Photo of David Amess David Amess Conservative, Southend West

Can my hon. Friend reassure me that changes to the probation service will reduce youth reoffending through a new culture and direction of travel? I, for one, would not wish to see senior managers reinventing themselves in these new community rehabilitation company positions.

Photo of Andrew Selous Andrew Selous Assistant Whip (HM Treasury), The Parliamentary Under-Secretary of State for Justice

I know that my hon. Friend takes a serious interest in these matters—indeed, I have met with him to discuss them. The number of first-time entrants into the criminal justice system who are young people fell by 59% in the four years to September 2014. We are also focusing on resettlement consortia in four high custody areas. We have a Turn Around to Work initiative in London and Greater Manchester, which is supported by a number of employers. We are also doubling the number of hours in education.

Photo of Julian Huppert Julian Huppert Liberal Democrat, Cambridge

Obviously, the way to tackle youth offending is to tackle the causes. We know that mental health problems play a substantial role in youth offending. That is one reason that I welcome the Deputy Prime Minister’s announcement of a £1.25 billion investment in young people’s mental health, but what is the Ministry of Justice doing to try to make sure that young people with mental health problems—in or out of prison—get the support they need so they are treated rather than jailed?

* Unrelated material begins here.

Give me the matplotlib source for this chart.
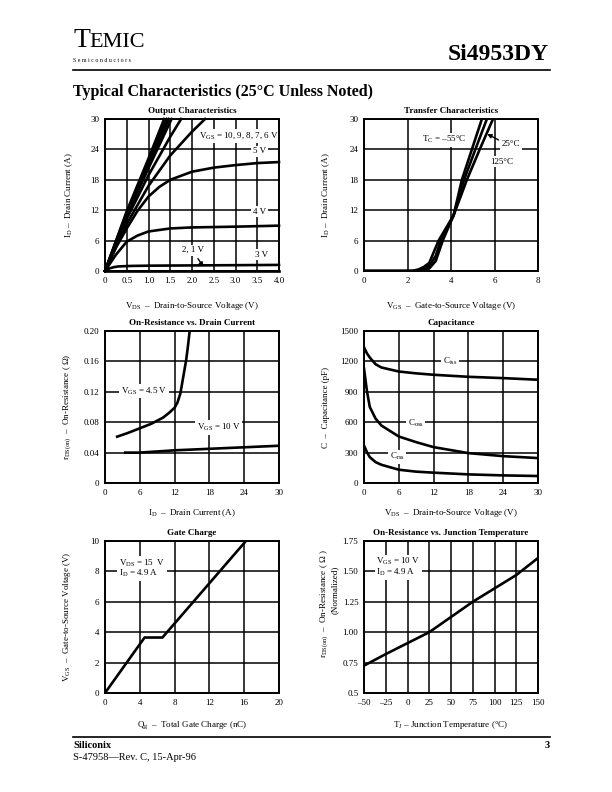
import matplotlib
matplotlib.use("Agg")
import matplotlib.pyplot as plt
from matplotlib import rcParams

# fonts: Times-like serif everywhere, mathtext too (for subscripts)
rcParams.update({
    "font.family": "serif",
    "font.serif": ["Liberation Serif", "DejaVu Serif"],
    "mathtext.fontset": "custom",
    "mathtext.rm": "Liberation Serif",
    "mathtext.it": "Liberation Serif:italic",
    "mathtext.bf": "Liberation Serif:bold",
})

# ---- data ----
# Output characteristics (VDS [V], ID [A])
out_vds_10 = [0, 0.5, 1.0, 1.36]
out_id_10 = [0, 11.8, 22.2, 30]
out_vds_9 = [0, 0.5, 1.0, 1.42]
out_id_9 = [0, 11.5, 21.6, 30]
out_vds_8 = [0, 0.5, 1.0, 1.47]
out_id_8 = [0, 11.2, 21.0, 30]
out_vds_7 = [0, 0.5, 1.0, 1.53]
out_id_7 = [0, 10.9, 20.3, 30]
out_vds_6 = [0, 0.5, 1.0, 1.5, 1.75]
out_id_6 = [0, 10.3, 18.9, 26.5, 30]
out_vds_6b = [0, 0.5, 1.0, 1.5, 2.0, 2.3]
out_id_6b = [0, 9.3, 16.8, 22.8, 27.5, 30]
out_vds_5 = [0, 0.25, 0.5, 0.75, 1.0, 1.25, 1.5, 2.0, 2.5, 3.0, 3.5, 4.0]
out_id_5 = [0, 4.6, 8.4, 11.9, 14.7, 16.6, 18.0, 19.6, 20.4, 20.9, 21.3, 21.5]
out_vds_4 = [0, 0.25, 0.5, 0.75, 1.0, 1.5, 2.0, 3.0, 4.0]
out_id_4 = [0, 3.2, 5.8, 7.0, 7.8, 8.4, 8.6, 8.75, 8.95]
out_vds_3 = [0, 0.1, 0.2, 0.3, 0.6, 1.0, 2.0, 4.0]
out_id_3 = [0, 0.5, 0.75, 0.9, 1.0, 1.05, 1.1, 1.2]
out_vds_21 = [0, 4.0]
out_id_21 = [0, 0]

# Transfer characteristics (VGS [V], ID [A])
tr_vgs_m55 = [0, 2.6, 2.8, 3.0, 3.3, 3.62, 4.12, 4.5, 4.96, 5.42]
tr_id_m55 = [0, 0, 0.1, 0.5, 2.0, 6.0, 11.0, 18.0, 24.0, 30.0]
tr_vgs_25 = [0, 2.4, 2.7, 3.0, 3.3, 3.53, 4.12, 4.6, 5.12, 5.65]
tr_id_25 = [0, 0, 0.3, 1.0, 3.0, 6.0, 11.0, 18.0, 24.0, 30.0]
tr_vgs_125 = [0, 2.2, 2.5, 2.75, 3.0, 3.43, 4.12, 4.73, 5.32, 5.93]
tr_id_125 = [0, 0, 0.3, 0.8, 1.6, 6.0, 11.0, 18.0, 24.0, 30.0]

# On-resistance vs drain current (ID [A], rDS(on) [ohm])
ron_id_45 = [2.1, 4, 6, 8, 9, 10, 11, 12, 12.5, 13, 13.5, 14, 14.3, 14.6]
ron_r_45 = [0.061, 0.066, 0.072, 0.078, 0.082, 0.086, 0.092, 0.099, 0.106, 0.118, 0.140, 0.162, 0.180, 0.200]
ron_id_10 = [3.5, 6, 12, 18, 24, 30]
ron_r_10 = [0.040, 0.040, 0.043, 0.045, 0.047, 0.049]

# Capacitance (VDS [V], C [pF])
cap_vds = [0, 0.5, 1, 2, 3, 6, 9, 12, 18, 24, 30]
cap_ciss = [1340, 1280, 1238, 1172, 1140, 1100, 1082, 1068, 1048, 1035, 1019]
cap_coss = [1130, 910, 750, 635, 567, 459, 403, 354, 295, 265, 246]
cap_crss = [370, 305, 255, 206, 180, 131, 112, 102, 85, 75, 69]

# Gate charge (Qg [nC], VGS [V])
gc_qg = [0, 4.55, 6.6, 16.2]
gc_vgs = [0, 3.65, 3.65, 10]

# On-resistance vs junction temperature (TJ [C], normalized rDS(on))
rt_tj = [-50, -25, 0, 25, 50, 75, 100, 125, 150]
rt_r = [0.725, 0.82, 0.91, 1.0, 1.125, 1.25, 1.36, 1.47, 1.61]

fs = 6.5
lw = 1.9
W, H = 612, 792


def px_axes(left, top, right, bottom):
    return fig.add_axes([left / W, 1 - bottom / H, (right - left) / W, (bottom - top) / H])


def setup(ax, xlim, ylim, xticks, xtl, yticks, ytl, title, xlabel, ylabel, xlc, ylc):
    ax.set_xlim(xlim)
    ax.set_ylim(ylim)
    ax.set_xticks(xticks, xtl)
    ax.set_yticks(yticks, ytl)
    ax.set_axisbelow(True)
    ax.grid(color="k", lw=1.1)
    ax.tick_params(length=0, labelsize=fs, pad=4)
    for s in ax.spines.values():
        s.set_linewidth(1.4)
    ax.set_title(title, fontsize=fs, fontweight="bold", pad=4)
    ax.set_xlabel(xlabel, fontsize=fs)
    ax.xaxis.set_label_coords(0.5, xlc)
    if ylabel:
        ax.set_ylabel(ylabel, fontsize=fs)
        ax.yaxis.set_label_coords(ylc, 0.5)


def label(ax, x, y, s, **kw):
    ax.text(x, y, s, fontsize=fs, va="center", zorder=2.5,
            bbox=dict(facecolor="white", edgecolor="none", pad=1.2), **kw)


fig = plt.figure(figsize=(6.12, 7.92), dpi=100)

# ---- header / footer ----
fig.text(73 / W, 1 - 47 / H, "T", fontsize=20, va="baseline")
fig.text(89 / W, 1 - 47 / H, "EMIC", fontsize=16, va="baseline")
fig.text(73 / W, 1 - 60 / H, "S e m i c o n d u c t o r s", fontsize=4.2, va="center")
fig.text(549 / W, 1 - 55 / H, "Si4953DY", fontsize=17, fontweight="bold", ha="right", va="center")
fig.add_artist(plt.Line2D([73 / W, 550 / W], [1 - 70 / H, 1 - 70 / H], color="k", lw=1.2))
fig.text(73 / W, 1 - 92 / H, "Typical Characteristics (25\u00b0C Unless Noted)",
         fontsize=11.5, fontweight="bold", va="center")
fig.add_artist(plt.Line2D([73 / W, 550 / W], [1 - 737 / H, 1 - 737 / H], color="k", lw=1.2))
fig.text(73 / W, 1 - 745 / H, "Siliconix", fontsize=7.5, fontweight="bold", va="center")
fig.text(73 / W, 1 - 757 / H, "S-47958\u2014Rev. C, 15-Apr-96", fontsize=7.5, va="center")
fig.text(550 / W, 1 - 745 / H, "3", fontsize=7.5, fontweight="bold", va="center", ha="right")

# ---- Output Characteristics ----
ax = px_axes(105, 119, 279, 271)
for xs, ys in [(out_vds_10, out_id_10), (out_vds_9, out_id_9), (out_vds_8, out_id_8),
               (out_vds_7, out_id_7), (out_vds_6, out_id_6), (out_vds_6b, out_id_6b),
               (out_vds_5, out_id_5), (out_vds_4, out_id_4), (out_vds_3, out_id_3),
               (out_vds_21, out_id_21)]:
    ax.plot(xs, ys, color="k", lw=lw, zorder=4, clip_on=False)
setup(ax, (0, 4), (0, 30), [0, 0.5, 1, 1.5, 2, 2.5, 3, 3.5, 4],
      ["0", "0.5", "1.0", "1.5", "2.0", "2.5", "3.0", "3.5", "4.0"],
      [0, 6, 12, 18, 24, 30], ["0", "6", "12", "18", "24", "30"],
      "Output Characteristics",
      "V$_{\\mathrm{DS}}$  \u2013  Drain-to-Source Voltage (V)",
      "I$_{\\mathrm{D}}$ \u2013  Drain Current (A)", -0.19, -0.172)
label(ax, 2.15, 26.6, "V$_{\\mathrm{GS}}$ = 10, 9, 8, 7, 6 V")
label(ax, 3.4, 23.6, "5 V")
label(ax, 3.4, 11.7, "4 V")
label(ax, 3.45, 3.2, "3 V")
label(ax, 1.76, 4.1, "2, 1 V")
ax.annotate("", xy=(2.3, 0.4), xytext=(2.1, 2.9),
            arrowprops=dict(arrowstyle="-|>", color="k", lw=1, mutation_scale=6), zorder=5)

# ---- Transfer Characteristics ----
ax = px_axes(364, 119, 538, 271)
for xs, ys in [(tr_vgs_m55, tr_id_m55), (tr_vgs_25, tr_id_25), (tr_vgs_125, tr_id_125)]:
    ax.plot(xs, ys, color="k", lw=lw, zorder=4)
setup(ax, (0, 8), (0, 30), [0, 2, 4, 6, 8], ["0", "2", "4", "6", "8"],
      [0, 6, 12, 18, 24, 30], ["0", "6", "12", "18", "24", "30"],
      "Transfer Characteristics",
      "V$_{\\mathrm{GS}}$  \u2013  Gate-to-Source Voltage (V)",
      "I$_{\\mathrm{D}}$ \u2013  Drain Current (A)", -0.19, -0.184)
label(ax, 2.65, 25.9, "T$_{\\mathrm{C}}$ = \u201355\u00b0C")
label(ax, 6.35, 25.0, "25\u00b0C")
label(ax, 5.8, 21.6, "125\u00b0C")
ax.annotate("", xy=(5.55, 27.3), xytext=(6.3, 25.6),
            arrowprops=dict(arrowstyle="-|>", color="k", lw=1, mutation_scale=6), zorder=5)

# ---- On-Resistance vs. Drain Current ----
ax = px_axes(105, 331, 279, 483)
ax.plot(ron_id_45, ron_r_45, color="k", lw=lw, zorder=4)
ax.plot(ron_id_10, ron_r_10, color="k", lw=lw, zorder=4)
setup(ax, (0, 30), (0, 0.2), [0, 6, 12, 18, 24, 30], ["0", "6", "12", "18", "24", "30"],
      [0, 0.04, 0.08, 0.12, 0.16, 0.2], ["0", "0.04", "0.08", "0.12", "0.16", "0.20"],
      "On-Resistance vs. Drain Current",
      "I$_{\\mathrm{D}}$  \u2013  Drain Current (A)",
      "r$_{\\mathrm{DS(on)}}$  \u2013  On-Resistance ( \u03a9)", -0.158, -0.178)
label(ax, 2.7, 0.121, "V$_{\\mathrm{GS}}$ = 4.5 V")
label(ax, 15.8, 0.073, "V$_{\\mathrm{GS}}$ = 10 V")

# ---- Capacitance ----
ax = px_axes(364, 331, 538, 483)
for ys in [cap_ciss, cap_coss, cap_crss]:
    ax.plot(cap_vds, ys, color="k", lw=lw, zorder=4)
setup(ax, (0, 30), (0, 1500), [0, 6, 12, 18, 24, 30], ["0", "6", "12", "18", "24", "30"],
      [0, 300, 600, 900, 1200, 1500], ["0", "300", "600", "900", "1200", "1500"],
      "Capacitance",
      "V$_{\\mathrm{DS}}$  \u2013  Drain-to-Source Voltage (V)",
      "C  \u2013  Capacitance (pF)", -0.16, -0.195)
label(ax, 13.6, 1200, "C$_{\\mathrm{iss}}$")
label(ax, 7.5, 593, "C$_{\\mathrm{oss}}$")
label(ax, 4.4, 258, "C$_{\\mathrm{rss}}$")

# ---- Gate Charge ----
ax = px_axes(105, 541, 279, 693)
ax.plot(gc_qg, gc_vgs, color="k", lw=lw, zorder=4)
setup(ax, (0, 20), (0, 10), [0, 4, 8, 12, 16, 20], ["0", "4", "8", "12", "16", "20"],
      [0, 2, 4, 6, 8, 10], ["0", "2", "4", "6", "8", "10"],
      "Gate Charge",
      "Q$_{\\mathrm{g}}$  \u2013  Total Gate Charge (nC)",
      "V$_{\\mathrm{GS}}$  \u2013  Gate-to-Source Voltage (V)", -0.17, -0.184)
label(ax, 1.6, 8.2, "V$_{\\mathrm{DS}}$ = 15  V\nI$_{\\mathrm{D}}$ = 4.9 A", linespacing=0.95)

# ---- On-Resistance vs. Junction Temperature ----
ax = px_axes(364, 541, 538, 693)
ax.plot(rt_tj, rt_r, color="k", lw=lw, zorder=4)
setup(ax, (-50, 150), (0.5, 1.75), [-50, -25, 0, 25, 50, 75, 100, 125, 150],
      ["\u201350", "\u201325", "0", "25", "50", "75", "100", "125", "150"],
      [0.5, 0.75, 1.0, 1.25, 1.5, 1.75], ["0.5", "0.75", "1.00", "1.25", "1.50", "1.75"],
      "On-Resistance vs. Junction Temperature",
      "T$_{\\mathrm{J}}$ \u2013 Junction Temperature (\u00b0C)",
      None, -0.17, None)
ax.text(-0.228, 0.585, "r$_{\\mathrm{DS(on)}}$  \u2013  On-Resistance ( \u03a9 )",
        transform=ax.transAxes, rotation=90, fontsize=fs, ha="center", va="center")
ax.text(-0.168, 0.68, "(Normalized)", transform=ax.transAxes, rotation=90,
        fontsize=fs, ha="center", va="center")
label(ax, -36, 1.535, "V$_{\\mathrm{GS}}$ = 10 V\nI$_{\\mathrm{D}}$ = 4.9 A", linespacing=0.95)

fig.savefig("out.png", dpi=100)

Photo of Andrew Selous Andrew Selous Assistant Whip (HM Treasury), The Parliamentary Under-Secretary of State for Justice

I can give my hon. Friend good news on that front. Under this Government we have rolled out the liaison and diversion service—only last week, I visited the excellent scheme up in Wakefield—which is going to cover 50% of the country. It has made very good progress and is an excellent example of partnership working, and I look to seeing it expanded further.